Presumably because the "law is the law" is and not BS7671 (which is the only 'official' place I know that there is an explicit definition of "consumer unit").
Very true, we have seen with electrical installation where we as electricians have seen it as being fixed wiring up to the equipment, and the equipment as being an other group, although the BS 7671 does not say that, any item for such purposes as generation, conversion, transmission, distribution or utilisation of electrical energy, we see as being equipment not part of the installation.
As to Part P yes it is what requires notification that we often refer to as being Part P. To my mind it does not really matter if the work satisfies the law, what matters is that it is safe.

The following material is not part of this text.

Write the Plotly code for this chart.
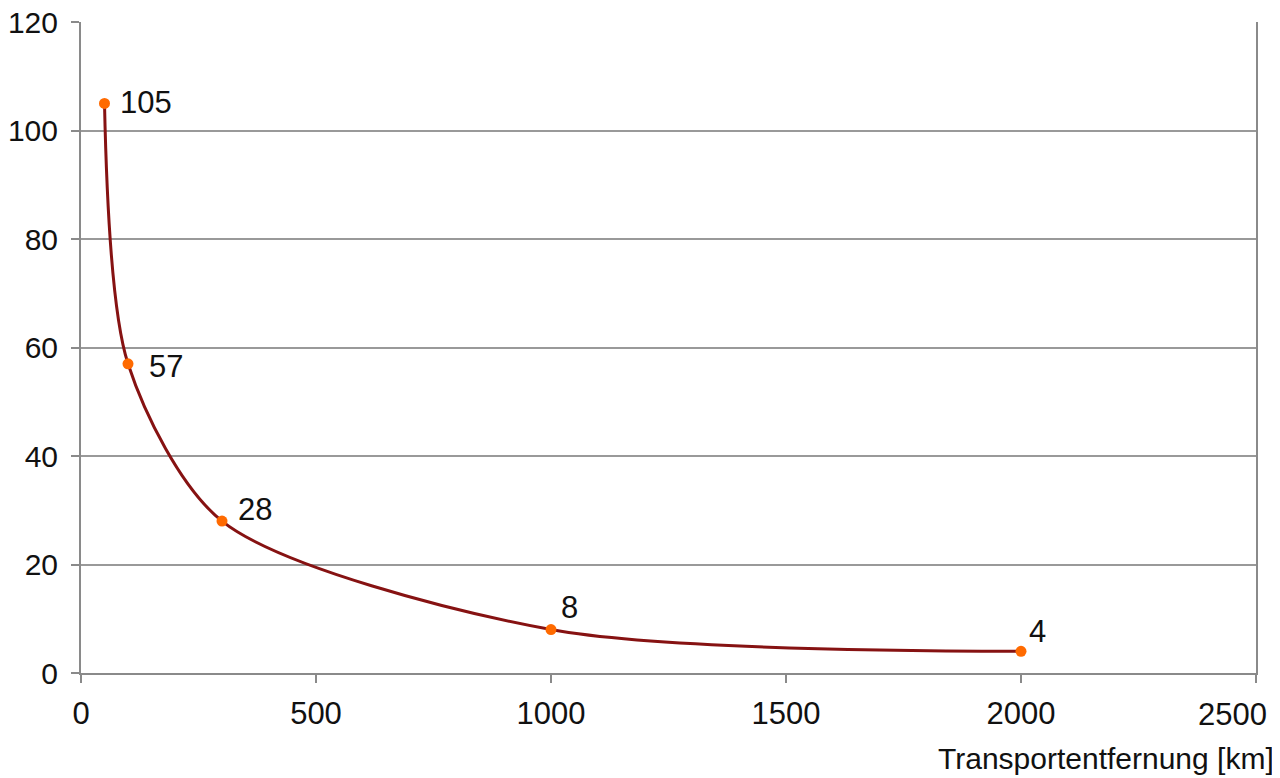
import plotly.graph_objects as go

distance_km = [50, 100, 300, 1000, 2000]
values = [105, 57, 28, 8, 4]
value_labels = ["105", "57", "28", "8", "4"]
# label offsets in pixels (style only)
label_dx = [13, 19, 14, 8, 6]
label_dy = [1, -3, 12, 22, 20]

x_ticks = [0, 500, 1000, 1500, 2000, 2500]
y_ticks = [0, 20, 40, 60, 80, 100, 120]
x_tick_labels = [str(v) for v in x_ticks]

FONT = "Liberation Sans, Arial, sans-serif"
FS = 31

fig = go.Figure()
fig.add_trace(go.Scatter(
    x=distance_km, y=values,
    mode="lines+markers",
    line=dict(color="#861212", width=3, shape="spline", smoothing=0.8),
    marker=dict(color="#FF6A00", size=11, symbol="circle"),
    cliponaxis=False,
    showlegend=False,
))

annotations = []
for xv, yv, t, dx, dy in zip(distance_km, values, value_labels, label_dx, label_dy):
    annotations.append(dict(
        x=xv, y=yv, text=t, xref="x", yref="y",
        xanchor="left", yanchor="middle", xshift=dx, yshift=dy,
        showarrow=False, font=dict(family=FONT, size=FS, color="#111111"),
    ))
# last x tick label, right-aligned so it stays inside the picture
annotations.append(dict(
    x=x_ticks[-1], y=0, xref="x", yref="paper", text=x_tick_labels[-1],
    xanchor="right", yanchor="middle", xshift=13, yshift=-41,
    showarrow=False, font=dict(family=FONT, size=FS, color="#111111"),
))
annotations.append(dict(
    text="Transportentfernung [km]",
    xref="paper", yref="paper", x=1, y=0,
    xanchor="right", yanchor="middle",
    xshift=20, yshift=-85,
    showarrow=False,
    font=dict(family=FONT, size=30, color="#111111"),
))

fig.update_layout(
    width=1272, height=770,
    margin=dict(l=73, r=24, t=14, b=105),
    paper_bgcolor="white", plot_bgcolor="white",
    font=dict(family=FONT, size=FS, color="#111111"),
    xaxis=dict(
        range=[0, 2500], tickvals=x_ticks,
        ticktext=x_tick_labels[:-1] + [""],
        showgrid=False, zeroline=False, automargin=False,
        ticklabeloverflow="allow",
        showline=True, linecolor="#8a8a8a", linewidth=2,
        ticks="outside", ticklen=8, tickcolor="#8a8a8a", tickwidth=2,
        ticklabelstandoff=4,
    ),
    yaxis=dict(
        range=[0, 120], tickvals=y_ticks,
        showgrid=True, gridcolor="#999999", gridwidth=2,
        zeroline=False, automargin=False,
        ticklabeloverflow="allow",
        tickfont=dict(family=FONT, size=30, color="#111111"),
        showline=True, mirror=True, linecolor="#8a8a8a", linewidth=2,
        ticks="outside", ticklen=8, tickcolor="#8a8a8a", tickwidth=2,
        ticklabelstandoff=7,
    ),
    annotations=annotations,
)

fig.write_html("out.html")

I don’t want the expense of getting this tested and certified
This is the worrying bit, the idea of doing the work without testing once complete is where I see the problem. The testing of the ELCB/RCD is the main problem, from the point where we first started to use earth rods, we have needed to test, and when the RCD came out I found that cables putting a strain on the terminals can cause them to malfunction, so we need the tester, we can't measure 40 ms with a stop watch. We also need to ensure the earth is good enough, be it the earth rod tester with the test probes, or a loop impedance tester, it needs testing and the equipment to test is expensive both to buy and hire, the latter is expensive due to the cost of calibration after each hire.
As an electrician most of my working life, the test gear was the firms, I did for a short time have my own, but today all I have is the low ohm meter, insulation tester, and multi-meter. I can likely borrow the loop impedance and RCD tester from where I work, but I don't any longer have my own.
The bit which I can't understand is, why would an electricians ask the question to start with?